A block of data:
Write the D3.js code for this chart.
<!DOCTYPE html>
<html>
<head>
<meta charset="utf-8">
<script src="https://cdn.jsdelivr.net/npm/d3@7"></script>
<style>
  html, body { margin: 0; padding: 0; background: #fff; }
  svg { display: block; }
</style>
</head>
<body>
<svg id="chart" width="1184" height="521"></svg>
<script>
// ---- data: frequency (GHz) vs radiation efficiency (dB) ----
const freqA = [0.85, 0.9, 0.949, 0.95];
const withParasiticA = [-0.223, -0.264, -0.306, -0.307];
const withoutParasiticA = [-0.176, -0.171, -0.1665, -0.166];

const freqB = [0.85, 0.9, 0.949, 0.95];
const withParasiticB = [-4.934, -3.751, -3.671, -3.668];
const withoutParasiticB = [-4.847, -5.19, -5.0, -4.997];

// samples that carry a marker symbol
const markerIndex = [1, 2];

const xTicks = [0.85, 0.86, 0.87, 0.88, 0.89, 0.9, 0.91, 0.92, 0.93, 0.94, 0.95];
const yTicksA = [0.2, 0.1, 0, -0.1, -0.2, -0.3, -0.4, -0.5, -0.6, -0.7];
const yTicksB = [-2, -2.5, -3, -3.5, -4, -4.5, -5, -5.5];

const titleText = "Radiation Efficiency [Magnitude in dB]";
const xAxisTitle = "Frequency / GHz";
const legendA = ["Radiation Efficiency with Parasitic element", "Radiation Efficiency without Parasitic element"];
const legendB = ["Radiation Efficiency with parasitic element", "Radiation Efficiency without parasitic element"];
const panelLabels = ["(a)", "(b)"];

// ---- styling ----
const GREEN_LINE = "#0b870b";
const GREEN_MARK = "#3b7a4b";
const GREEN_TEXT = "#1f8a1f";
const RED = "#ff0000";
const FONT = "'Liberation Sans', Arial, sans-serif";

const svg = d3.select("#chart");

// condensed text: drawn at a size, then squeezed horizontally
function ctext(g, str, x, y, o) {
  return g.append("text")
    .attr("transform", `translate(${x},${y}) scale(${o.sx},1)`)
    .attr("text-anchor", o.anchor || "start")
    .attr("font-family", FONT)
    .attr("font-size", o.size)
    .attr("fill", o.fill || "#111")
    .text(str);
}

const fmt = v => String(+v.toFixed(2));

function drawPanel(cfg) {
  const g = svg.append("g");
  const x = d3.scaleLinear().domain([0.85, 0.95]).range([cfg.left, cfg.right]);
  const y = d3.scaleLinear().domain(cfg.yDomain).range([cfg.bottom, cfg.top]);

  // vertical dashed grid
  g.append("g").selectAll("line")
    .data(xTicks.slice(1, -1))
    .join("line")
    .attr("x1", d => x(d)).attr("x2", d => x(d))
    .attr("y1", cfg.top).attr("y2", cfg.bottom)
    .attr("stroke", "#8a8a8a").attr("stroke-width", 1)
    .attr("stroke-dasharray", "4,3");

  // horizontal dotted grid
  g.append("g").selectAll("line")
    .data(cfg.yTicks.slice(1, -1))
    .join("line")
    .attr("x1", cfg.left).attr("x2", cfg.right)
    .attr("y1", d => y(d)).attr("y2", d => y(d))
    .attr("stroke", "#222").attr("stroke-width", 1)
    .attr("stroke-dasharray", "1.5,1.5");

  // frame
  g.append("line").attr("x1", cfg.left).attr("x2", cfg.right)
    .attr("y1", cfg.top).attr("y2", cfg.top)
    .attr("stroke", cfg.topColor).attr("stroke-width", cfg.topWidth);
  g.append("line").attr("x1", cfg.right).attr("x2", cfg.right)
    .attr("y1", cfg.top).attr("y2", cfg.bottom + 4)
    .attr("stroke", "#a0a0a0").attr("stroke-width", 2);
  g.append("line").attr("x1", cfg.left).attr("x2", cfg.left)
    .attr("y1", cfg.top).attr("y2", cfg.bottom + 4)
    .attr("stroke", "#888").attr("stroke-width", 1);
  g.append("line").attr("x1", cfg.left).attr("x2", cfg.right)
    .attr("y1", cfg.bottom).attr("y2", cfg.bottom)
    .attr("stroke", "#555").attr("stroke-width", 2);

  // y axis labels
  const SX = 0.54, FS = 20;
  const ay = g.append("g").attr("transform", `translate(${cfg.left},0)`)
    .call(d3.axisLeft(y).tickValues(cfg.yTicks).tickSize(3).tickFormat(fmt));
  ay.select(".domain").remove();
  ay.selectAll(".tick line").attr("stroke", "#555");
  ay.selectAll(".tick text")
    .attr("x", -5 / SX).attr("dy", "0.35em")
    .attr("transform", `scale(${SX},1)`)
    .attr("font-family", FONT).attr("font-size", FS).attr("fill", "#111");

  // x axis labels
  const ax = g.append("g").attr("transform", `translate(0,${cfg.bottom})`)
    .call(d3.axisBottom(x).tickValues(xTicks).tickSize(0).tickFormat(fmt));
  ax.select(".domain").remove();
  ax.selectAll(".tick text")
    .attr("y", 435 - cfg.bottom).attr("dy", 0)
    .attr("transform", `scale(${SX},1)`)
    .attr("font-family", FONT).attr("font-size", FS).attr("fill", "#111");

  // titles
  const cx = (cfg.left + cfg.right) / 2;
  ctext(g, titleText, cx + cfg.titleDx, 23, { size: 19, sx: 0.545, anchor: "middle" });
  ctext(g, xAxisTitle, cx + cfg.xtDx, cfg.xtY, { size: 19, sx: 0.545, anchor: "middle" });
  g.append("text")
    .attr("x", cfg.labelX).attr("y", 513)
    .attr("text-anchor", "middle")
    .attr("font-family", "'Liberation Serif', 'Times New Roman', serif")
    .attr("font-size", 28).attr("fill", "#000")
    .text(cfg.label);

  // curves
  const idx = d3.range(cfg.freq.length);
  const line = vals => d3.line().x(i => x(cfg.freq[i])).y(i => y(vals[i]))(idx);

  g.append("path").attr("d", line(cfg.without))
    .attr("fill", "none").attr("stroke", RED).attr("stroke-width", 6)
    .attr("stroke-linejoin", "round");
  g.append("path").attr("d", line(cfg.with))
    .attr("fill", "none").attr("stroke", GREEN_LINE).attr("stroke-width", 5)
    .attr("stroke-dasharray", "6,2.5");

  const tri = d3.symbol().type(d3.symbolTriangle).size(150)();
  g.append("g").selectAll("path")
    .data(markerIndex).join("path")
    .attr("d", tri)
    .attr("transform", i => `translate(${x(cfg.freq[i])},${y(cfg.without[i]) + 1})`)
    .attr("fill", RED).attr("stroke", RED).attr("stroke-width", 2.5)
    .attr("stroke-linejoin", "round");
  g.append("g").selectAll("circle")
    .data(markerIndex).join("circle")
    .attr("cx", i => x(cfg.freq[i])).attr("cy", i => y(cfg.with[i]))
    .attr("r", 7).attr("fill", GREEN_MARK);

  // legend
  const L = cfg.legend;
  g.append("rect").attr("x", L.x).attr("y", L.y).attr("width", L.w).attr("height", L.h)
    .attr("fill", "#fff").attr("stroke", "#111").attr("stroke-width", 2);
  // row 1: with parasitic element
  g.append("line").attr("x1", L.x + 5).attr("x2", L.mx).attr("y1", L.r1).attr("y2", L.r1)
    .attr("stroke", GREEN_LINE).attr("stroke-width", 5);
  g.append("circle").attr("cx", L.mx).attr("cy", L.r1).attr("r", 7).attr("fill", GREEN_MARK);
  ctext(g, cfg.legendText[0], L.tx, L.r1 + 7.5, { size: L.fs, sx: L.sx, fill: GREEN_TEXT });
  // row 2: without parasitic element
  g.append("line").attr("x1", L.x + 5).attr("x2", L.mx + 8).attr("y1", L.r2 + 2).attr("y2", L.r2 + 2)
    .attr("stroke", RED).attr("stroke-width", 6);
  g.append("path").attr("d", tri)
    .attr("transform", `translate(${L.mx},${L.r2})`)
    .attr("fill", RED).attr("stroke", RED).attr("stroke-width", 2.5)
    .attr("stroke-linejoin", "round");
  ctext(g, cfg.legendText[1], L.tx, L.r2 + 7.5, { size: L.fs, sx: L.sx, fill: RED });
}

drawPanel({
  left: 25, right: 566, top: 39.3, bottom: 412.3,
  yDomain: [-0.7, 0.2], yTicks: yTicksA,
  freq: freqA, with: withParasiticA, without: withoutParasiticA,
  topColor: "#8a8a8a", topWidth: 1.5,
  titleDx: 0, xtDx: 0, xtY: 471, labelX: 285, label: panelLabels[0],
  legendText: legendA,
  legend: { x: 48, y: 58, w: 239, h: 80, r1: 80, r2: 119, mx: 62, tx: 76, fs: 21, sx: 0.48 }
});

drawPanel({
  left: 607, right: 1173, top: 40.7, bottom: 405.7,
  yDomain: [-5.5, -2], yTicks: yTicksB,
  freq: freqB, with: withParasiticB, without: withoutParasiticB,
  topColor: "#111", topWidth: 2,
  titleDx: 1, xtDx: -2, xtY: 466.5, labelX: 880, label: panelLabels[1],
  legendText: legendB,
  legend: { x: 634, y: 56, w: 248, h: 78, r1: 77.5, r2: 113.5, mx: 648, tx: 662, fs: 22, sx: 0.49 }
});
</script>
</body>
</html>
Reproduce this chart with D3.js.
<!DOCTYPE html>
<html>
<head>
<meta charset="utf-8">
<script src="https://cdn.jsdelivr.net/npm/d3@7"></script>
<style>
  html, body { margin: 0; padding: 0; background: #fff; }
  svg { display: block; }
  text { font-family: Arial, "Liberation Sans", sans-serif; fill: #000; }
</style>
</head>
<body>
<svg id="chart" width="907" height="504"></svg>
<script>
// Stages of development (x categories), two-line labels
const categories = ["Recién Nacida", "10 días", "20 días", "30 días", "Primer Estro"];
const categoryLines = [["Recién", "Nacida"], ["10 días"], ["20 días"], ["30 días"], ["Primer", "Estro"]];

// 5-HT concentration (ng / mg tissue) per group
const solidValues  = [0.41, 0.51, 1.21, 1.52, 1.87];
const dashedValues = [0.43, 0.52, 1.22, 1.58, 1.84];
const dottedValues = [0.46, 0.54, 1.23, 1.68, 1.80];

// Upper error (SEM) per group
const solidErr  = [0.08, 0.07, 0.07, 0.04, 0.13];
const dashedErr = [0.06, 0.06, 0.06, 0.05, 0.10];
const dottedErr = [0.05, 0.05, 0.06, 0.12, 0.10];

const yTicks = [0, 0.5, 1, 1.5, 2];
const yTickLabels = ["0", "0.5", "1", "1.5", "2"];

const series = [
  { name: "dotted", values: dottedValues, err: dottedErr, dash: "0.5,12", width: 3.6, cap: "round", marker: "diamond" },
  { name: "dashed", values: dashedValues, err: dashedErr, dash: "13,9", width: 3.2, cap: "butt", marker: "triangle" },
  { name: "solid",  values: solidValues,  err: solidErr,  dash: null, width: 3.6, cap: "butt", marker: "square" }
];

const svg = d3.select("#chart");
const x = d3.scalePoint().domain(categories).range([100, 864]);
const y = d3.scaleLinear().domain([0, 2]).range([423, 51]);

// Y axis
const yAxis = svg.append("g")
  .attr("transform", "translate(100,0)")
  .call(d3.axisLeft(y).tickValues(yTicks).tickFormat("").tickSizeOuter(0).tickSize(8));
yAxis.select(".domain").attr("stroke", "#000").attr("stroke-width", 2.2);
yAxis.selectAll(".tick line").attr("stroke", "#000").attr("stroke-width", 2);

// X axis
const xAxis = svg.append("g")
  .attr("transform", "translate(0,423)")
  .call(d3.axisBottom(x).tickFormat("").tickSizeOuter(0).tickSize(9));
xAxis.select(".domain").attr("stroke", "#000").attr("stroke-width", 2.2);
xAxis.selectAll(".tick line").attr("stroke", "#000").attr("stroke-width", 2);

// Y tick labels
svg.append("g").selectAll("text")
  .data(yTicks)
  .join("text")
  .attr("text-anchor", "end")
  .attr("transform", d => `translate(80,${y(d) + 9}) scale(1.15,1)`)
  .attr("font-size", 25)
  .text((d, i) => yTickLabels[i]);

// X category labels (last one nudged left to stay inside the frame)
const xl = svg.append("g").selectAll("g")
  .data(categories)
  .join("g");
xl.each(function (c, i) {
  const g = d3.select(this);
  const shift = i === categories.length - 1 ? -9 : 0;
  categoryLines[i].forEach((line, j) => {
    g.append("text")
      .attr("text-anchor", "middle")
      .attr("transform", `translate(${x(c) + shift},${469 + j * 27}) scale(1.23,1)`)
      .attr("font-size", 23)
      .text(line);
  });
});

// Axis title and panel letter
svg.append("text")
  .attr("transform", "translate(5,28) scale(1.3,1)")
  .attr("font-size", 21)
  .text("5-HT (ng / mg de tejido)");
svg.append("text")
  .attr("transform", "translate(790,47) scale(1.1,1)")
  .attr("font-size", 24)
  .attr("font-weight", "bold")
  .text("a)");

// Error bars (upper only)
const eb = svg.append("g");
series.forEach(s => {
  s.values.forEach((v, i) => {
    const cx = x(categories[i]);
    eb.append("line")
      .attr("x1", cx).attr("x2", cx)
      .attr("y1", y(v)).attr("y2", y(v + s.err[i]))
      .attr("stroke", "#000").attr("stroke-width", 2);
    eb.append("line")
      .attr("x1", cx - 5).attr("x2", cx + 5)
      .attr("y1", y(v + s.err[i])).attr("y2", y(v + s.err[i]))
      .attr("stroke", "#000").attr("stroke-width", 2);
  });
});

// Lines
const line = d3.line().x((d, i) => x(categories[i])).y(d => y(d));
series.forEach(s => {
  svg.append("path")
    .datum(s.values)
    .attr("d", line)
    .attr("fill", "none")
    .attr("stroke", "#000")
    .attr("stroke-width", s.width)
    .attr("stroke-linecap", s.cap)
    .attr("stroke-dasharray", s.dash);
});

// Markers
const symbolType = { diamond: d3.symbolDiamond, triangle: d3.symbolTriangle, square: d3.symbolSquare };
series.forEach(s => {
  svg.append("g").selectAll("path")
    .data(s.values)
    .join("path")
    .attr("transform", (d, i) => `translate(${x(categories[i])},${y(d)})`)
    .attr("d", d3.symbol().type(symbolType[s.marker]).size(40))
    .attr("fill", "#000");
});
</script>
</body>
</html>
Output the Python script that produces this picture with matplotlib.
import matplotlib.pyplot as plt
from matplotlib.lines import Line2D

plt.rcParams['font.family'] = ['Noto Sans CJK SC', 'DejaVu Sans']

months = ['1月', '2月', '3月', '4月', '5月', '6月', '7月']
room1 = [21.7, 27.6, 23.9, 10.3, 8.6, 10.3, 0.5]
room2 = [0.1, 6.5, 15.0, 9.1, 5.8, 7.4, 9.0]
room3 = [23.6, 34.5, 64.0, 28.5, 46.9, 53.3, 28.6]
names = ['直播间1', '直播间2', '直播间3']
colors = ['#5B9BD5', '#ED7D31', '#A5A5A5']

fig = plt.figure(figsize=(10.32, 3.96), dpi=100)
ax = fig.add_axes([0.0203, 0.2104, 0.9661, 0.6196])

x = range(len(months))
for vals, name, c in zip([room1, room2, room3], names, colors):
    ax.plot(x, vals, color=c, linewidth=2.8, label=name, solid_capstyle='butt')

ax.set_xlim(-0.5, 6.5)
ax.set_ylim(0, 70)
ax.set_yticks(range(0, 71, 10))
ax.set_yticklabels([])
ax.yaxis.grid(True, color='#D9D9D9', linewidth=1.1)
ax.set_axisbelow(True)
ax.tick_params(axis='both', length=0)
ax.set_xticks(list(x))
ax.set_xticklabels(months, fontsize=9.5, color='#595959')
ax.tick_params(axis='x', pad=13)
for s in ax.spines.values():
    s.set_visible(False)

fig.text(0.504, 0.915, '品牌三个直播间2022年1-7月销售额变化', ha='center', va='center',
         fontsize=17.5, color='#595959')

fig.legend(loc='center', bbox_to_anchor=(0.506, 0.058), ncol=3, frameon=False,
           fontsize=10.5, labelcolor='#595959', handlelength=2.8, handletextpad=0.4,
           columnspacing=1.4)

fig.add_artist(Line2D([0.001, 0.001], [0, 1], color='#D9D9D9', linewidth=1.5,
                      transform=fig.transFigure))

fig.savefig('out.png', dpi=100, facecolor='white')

WORK TO DO: Print, without alteration, the lines from the line with "Output the Python" to the line with "fontsize=17.5, color='#595959')". Include both of them, and omit every other line.

ANSWER TO THE PROBLEM:
Output the Python script that produces this picture with matplotlib.
import matplotlib.pyplot as plt
from matplotlib.lines import Line2D

plt.rcParams['font.family'] = ['Noto Sans CJK SC', 'DejaVu Sans']

months = ['1月', '2月', '3月', '4月', '5月', '6月', '7月']
room1 = [21.7, 27.6, 23.9, 10.3, 8.6, 10.3, 0.5]
room2 = [0.1, 6.5, 15.0, 9.1, 5.8, 7.4, 9.0]
room3 = [23.6, 34.5, 64.0, 28.5, 46.9, 53.3, 28.6]
names = ['直播间1', '直播间2', '直播间3']
colors = ['#5B9BD5', '#ED7D31', '#A5A5A5']

fig = plt.figure(figsize=(10.32, 3.96), dpi=100)
ax = fig.add_axes([0.0203, 0.2104, 0.9661, 0.6196])

x = range(len(months))
for vals, name, c in zip([room1, room2, room3], names, colors):
    ax.plot(x, vals, color=c, linewidth=2.8, label=name, solid_capstyle='butt')

ax.set_xlim(-0.5, 6.5)
ax.set_ylim(0, 70)
ax.set_yticks(range(0, 71, 10))
ax.set_yticklabels([])
ax.yaxis.grid(True, color='#D9D9D9', linewidth=1.1)
ax.set_axisbelow(True)
ax.tick_params(axis='both', length=0)
ax.set_xticks(list(x))
ax.set_xticklabels(months, fontsize=9.5, color='#595959')
ax.tick_params(axis='x', pad=13)
for s in ax.spines.values():
    s.set_visible(False)

fig.text(0.504, 0.915, '品牌三个直播间2022年1-7月销售额变化', ha='center', va='center',
         fontsize=17.5, color='#595959')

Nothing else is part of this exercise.